━━ Given entries ━━

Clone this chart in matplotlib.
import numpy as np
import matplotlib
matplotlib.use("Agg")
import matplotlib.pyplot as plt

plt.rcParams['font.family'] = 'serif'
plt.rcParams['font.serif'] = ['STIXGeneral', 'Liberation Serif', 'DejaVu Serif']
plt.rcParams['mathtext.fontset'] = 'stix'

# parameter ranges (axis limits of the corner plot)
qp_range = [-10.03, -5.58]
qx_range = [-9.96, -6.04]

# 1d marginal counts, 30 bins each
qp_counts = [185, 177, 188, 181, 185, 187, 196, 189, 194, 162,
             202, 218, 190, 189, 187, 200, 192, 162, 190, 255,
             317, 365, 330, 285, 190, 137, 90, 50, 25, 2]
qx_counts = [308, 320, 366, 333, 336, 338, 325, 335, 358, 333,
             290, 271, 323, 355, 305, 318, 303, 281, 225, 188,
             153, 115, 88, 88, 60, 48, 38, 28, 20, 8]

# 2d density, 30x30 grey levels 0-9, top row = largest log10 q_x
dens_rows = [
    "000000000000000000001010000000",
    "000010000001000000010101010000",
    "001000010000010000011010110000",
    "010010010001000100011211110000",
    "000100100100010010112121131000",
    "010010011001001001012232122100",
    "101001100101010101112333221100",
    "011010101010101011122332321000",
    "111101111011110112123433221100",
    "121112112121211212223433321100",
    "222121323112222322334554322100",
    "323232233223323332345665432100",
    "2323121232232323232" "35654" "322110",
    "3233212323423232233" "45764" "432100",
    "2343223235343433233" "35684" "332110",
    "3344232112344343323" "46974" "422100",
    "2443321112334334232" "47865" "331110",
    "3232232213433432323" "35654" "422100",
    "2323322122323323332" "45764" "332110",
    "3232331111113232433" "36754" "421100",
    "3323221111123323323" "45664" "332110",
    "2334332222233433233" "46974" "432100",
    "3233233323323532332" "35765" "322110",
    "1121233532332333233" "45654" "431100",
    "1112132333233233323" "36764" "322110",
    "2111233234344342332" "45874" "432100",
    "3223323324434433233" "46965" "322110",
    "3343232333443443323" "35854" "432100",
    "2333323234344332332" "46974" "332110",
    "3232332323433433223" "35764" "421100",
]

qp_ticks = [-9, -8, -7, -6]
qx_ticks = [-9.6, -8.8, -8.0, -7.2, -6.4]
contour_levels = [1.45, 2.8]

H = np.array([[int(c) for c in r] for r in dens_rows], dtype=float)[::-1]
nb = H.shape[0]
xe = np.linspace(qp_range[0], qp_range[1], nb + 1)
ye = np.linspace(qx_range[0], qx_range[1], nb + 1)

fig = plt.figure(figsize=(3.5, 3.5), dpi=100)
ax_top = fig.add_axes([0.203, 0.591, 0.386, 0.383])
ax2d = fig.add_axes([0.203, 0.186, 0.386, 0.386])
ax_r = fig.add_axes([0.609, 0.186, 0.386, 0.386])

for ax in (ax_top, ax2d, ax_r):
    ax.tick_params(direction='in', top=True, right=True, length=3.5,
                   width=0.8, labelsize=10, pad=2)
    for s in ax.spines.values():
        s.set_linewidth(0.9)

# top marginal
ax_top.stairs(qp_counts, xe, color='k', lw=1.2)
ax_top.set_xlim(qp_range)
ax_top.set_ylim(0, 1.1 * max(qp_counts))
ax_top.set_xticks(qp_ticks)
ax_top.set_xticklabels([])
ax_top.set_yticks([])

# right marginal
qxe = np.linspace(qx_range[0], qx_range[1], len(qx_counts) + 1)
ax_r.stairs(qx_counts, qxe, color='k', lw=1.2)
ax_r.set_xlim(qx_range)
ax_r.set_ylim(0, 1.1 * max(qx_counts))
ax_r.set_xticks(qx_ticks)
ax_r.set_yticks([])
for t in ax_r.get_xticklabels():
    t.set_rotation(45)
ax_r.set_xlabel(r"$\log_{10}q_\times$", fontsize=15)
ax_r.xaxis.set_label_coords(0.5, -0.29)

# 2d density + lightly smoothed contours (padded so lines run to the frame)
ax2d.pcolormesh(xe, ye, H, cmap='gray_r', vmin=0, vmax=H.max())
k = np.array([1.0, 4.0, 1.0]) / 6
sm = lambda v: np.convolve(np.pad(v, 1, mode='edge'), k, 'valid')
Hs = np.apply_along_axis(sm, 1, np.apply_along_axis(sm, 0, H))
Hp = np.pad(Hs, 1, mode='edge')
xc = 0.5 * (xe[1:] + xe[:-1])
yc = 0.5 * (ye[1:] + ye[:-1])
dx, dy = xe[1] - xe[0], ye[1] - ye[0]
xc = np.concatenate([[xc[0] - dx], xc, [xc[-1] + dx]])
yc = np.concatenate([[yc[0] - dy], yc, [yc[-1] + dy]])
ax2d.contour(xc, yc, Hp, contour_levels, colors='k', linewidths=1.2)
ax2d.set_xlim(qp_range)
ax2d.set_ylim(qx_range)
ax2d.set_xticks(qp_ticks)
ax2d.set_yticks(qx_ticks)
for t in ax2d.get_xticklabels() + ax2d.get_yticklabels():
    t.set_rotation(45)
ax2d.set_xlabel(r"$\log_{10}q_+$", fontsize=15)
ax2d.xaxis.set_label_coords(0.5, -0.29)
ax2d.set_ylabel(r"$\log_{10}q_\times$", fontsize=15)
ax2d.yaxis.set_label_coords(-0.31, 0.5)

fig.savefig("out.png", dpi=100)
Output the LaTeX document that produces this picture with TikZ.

━━━

- Exercise instructions -
Only the lines from the beginning of the material to the line containing "qx_range = [-9.96, -6.04]" should be echoed, verbatim and in full.

- Exercise result -
Clone this chart in matplotlib.
import numpy as np
import matplotlib
matplotlib.use("Agg")
import matplotlib.pyplot as plt

plt.rcParams['font.family'] = 'serif'
plt.rcParams['font.serif'] = ['STIXGeneral', 'Liberation Serif', 'DejaVu Serif']
plt.rcParams['mathtext.fontset'] = 'stix'

# parameter ranges (axis limits of the corner plot)
qp_range = [-10.03, -5.58]
qx_range = [-9.96, -6.04]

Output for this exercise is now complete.